White House aides refused to be pinned down Wednesday on the date that President Obama will release his proposed federal budget, but it’s now certain to be the tardiest spending plan of his presidency.

Federal law requires the White House to submit a new federal budget on the first Monday in February. While Mr. Obama has missed that deadline four out of five years, he’s never allowed the process to drag on as long as with the fiscal 2014 budget.

In 2009, the president submitted a budget outline on Feb. 26. In 2010, Mr. Obama actually met the legal deadline, presenting his plan on Feb. 1. In 2011, the budget arrived on Feb. 14 — a week late. In 2012, he released the budget on Feb. 13, again one week late.

But this year, a budget that was expected on Capitol Hill by mid-March now has been pushed back until April 8. That would be 63 days late, a record unmatched by any president. President Reagan in 1988 submitted a spending plan that was 45 days late.

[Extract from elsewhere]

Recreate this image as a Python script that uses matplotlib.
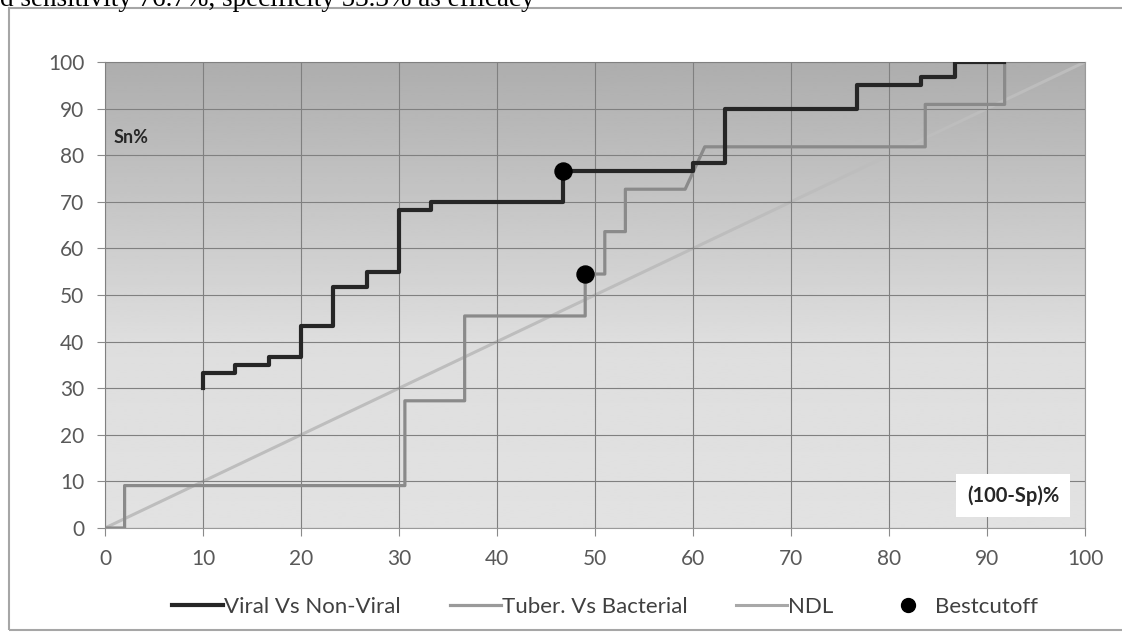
import matplotlib.pyplot as plt
from matplotlib.patches import Rectangle
from matplotlib.lines import Line2D
import numpy as np

plt.rcParams['font.family'] = ['Lato', 'DejaVu Sans']

# ROC step curves, values in %
viral_x = [10, 10, 13.3, 13.3, 16.7, 16.7, 20, 20, 23.3, 23.3, 26.7, 26.7, 30, 30,
           33.3, 33.3, 46.7, 46.7, 60, 60, 63.3, 63.3, 76.7, 76.7, 83.3, 83.3, 86.7, 86.7, 91.7]
viral_y = [30, 33.3, 33.3, 35, 35, 36.7, 36.7, 43.3, 43.3, 51.7, 51.7, 55, 55, 68.3,
           68.3, 70, 70, 76.7, 76.7, 78.3, 78.3, 90, 90, 95, 95, 96.7, 96.7, 100, 100]

tuber_x = [0, 2, 2, 30.6, 30.6, 36.7, 36.7, 49, 49, 51, 51, 53.1, 53.1, 59.2, 61.2,
           83.7, 83.7, 91.8, 91.8]
tuber_y = [0, 0, 9.1, 9.1, 27.3, 27.3, 45.5, 45.5, 54.5, 54.5, 63.6, 63.6, 72.7, 72.7,
           81.8, 81.8, 90.9, 90.9, 100]

ndl_x = [0, 100]
ndl_y = [0, 100]

cut_x = [46.7, 49]
cut_y = [76.7, 54.5]

ticks = list(range(0, 101, 10))

fig = plt.figure(figsize=(11.22, 6.34), dpi=100)
fig.set_facecolor('white')
ax = fig.add_axes([105 / 1122, 1 - 528 / 634, 980 / 1122, 466 / 634])

# gradient background: darker at top
yy = np.linspace(0, 100, 200)
shade = np.interp(yy, [0, 40, 100], [0.885, 0.87, 0.68])
ax.imshow(shade[:, None], extent=[0, 100, 0, 100], origin='lower', aspect='auto',
          cmap='gray', vmin=0, vmax=1, zorder=0, interpolation='bilinear')

ax.set_xlim(0, 100)
ax.set_ylim(0, 100)
ax.set_xticks(ticks)
ax.set_yticks(ticks)
ax.grid(True, color='#808080', linewidth=0.8, zorder=1)
ax.set_axisbelow(False)
for s in ax.spines.values():
    s.set_color('#9a9a9a')
    s.set_linewidth(0.8)
ax.tick_params(colors='#8a8a8a', labelcolor='#595959', labelsize=15, length=6, width=0.8)
ax.tick_params(axis='x', pad=9)
ax.tick_params(axis='y', pad=9)

ax.plot(ndl_x, ndl_y, color='#bdbdbd', lw=2.2, zorder=2)
ax.plot(tuber_x, tuber_y, color='#8a8a8a', lw=2.3, zorder=3)
ax.plot(viral_x, viral_y, color='#262626', lw=3.0, zorder=4)
ax.scatter(cut_x, cut_y, s=150, color='black', zorder=5)

ax.text(0.027, 0.839, 'Sn%', transform=ax.transAxes, fontsize=13, fontweight='bold',
        color='#262626', ha='center', va='center')
ax.text(92.65, 6.9, '(100-Sp)%', fontsize=14.5, fontweight='bold', color='#262626',
        ha='center', va='center', zorder=6,
        bbox=dict(facecolor='white', edgecolor='none', pad=8))

handles = [Line2D([], [], color='#262626', lw=3.0),
           Line2D([], [], color='#9a9a9a', lw=2.3),
           Line2D([], [], color='#a8a8a8', lw=2.2),
           Line2D([], [], color='black', marker='o', ls='none', markersize=10)]
labels = ['Viral Vs Non-Viral', 'Tuber. Vs Bacterial', 'NDL', 'Bestcutoff']
fig.legend(handles, labels, loc='center', bbox_to_anchor=(0.539, 1 - 607 / 634), ncol=4,
           frameon=False, fontsize=16, labelcolor='#404040', handlelength=2.3,
           handletextpad=0.05, columnspacing=2.2)

# outer chart frame
fig.patches.append(Rectangle((9 / 1122, 4 / 634), 1.2, 1 - 12 / 634, transform=fig.transFigure,
                             fill=False, edgecolor='#a6a6a6', linewidth=1.5))

# caption cropped at the top edge, as in the source
fig.text(0.0, 1 - 6 / 634, 'd sensitivity 76.7%, specificity 53.3% as efficacy',
         family='Liberation Serif', fontsize=19.5, va='baseline', ha='left', color='black')

fig.savefig('out.png', dpi=100)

Actually, April 8 is not a firm date, either. White House deputy press secretary Joshua Earnest would say only that the budget will come sometime during that week.

“I didn’t say we hadn’t set a date,” Mr. Earnest told reporters Wednesday. “I just said I wasn’t going to tell you what date it is. But it will be the week of April 8th.”

Alex Brill, a federal budget analyst at the American Enterprise Institute, said the delay causes the president’s spending priorities to be less relevant with lawmakers than they should be.

“It’s ironic that the first time in four years the Senate passes a budget, and the administration has yet to even deliver one,” Mr. Brill said. “Ideally you get budgets from the House and the Senate, but those lawmakers have the opportunity to hear from the president in that process. That’s the way it’s intended to be, and that’s what I call presidential leadership on budget issues. And now we see exactly the opposite. He’s waiting, and it really makes the president’s budget fairly irrelevant.”

House Republicans approved a budget last week that would cut $4.6 trillion over the next decade, while Senate Democrats approved their own plan early Saturday.

As the administration’s budget delay deepens, Speaker John A. Boehner’s press secretary Wednesday called it “an historic failure of leadership.”

“As we continue to wait patiently, there remain many questions to explore,” said spokesman Brendan Buck in a blog post. “Will the president’s budget balance — ever? How many new job-destroying tax hikes will the president recommend imposing on American families and small businesses?”

White House aides have said the actual date of the budget submission isn’t as important as what the document contains. White House press secretary Jay Carney earlier laid some of the blame for the delay on the so-called “sequestration” budget cuts that took effect March 1, saying officials at the Office of Management and Budget had to devote some of their time to work on those across-the-board trims.

Also, the leadership of OMB is in transition, with Mr. Obama having appointed Wal-Mart executive Sylvia Mathews Burwell to replace acting OMB Director Jeffrey Zients.

Whatever the outlines of the next budget, it’s sure to contain another whopping deficit. Mr. Obama, who pledged to cut deficits in half by the end of his first term, took office in the middle of fiscal year 2009, when the deficit reached about $1.4 trillion. In fiscal years 2010 and 2011, the annual deficits were about $1.3 trillion. And fiscal year 2012, which ended last Sept. 30, saw a deficit of about $1.1 trillion.

The nonpartisan Congressional Budget Office has estimated the deficit for the current fiscal year at about $845 billion.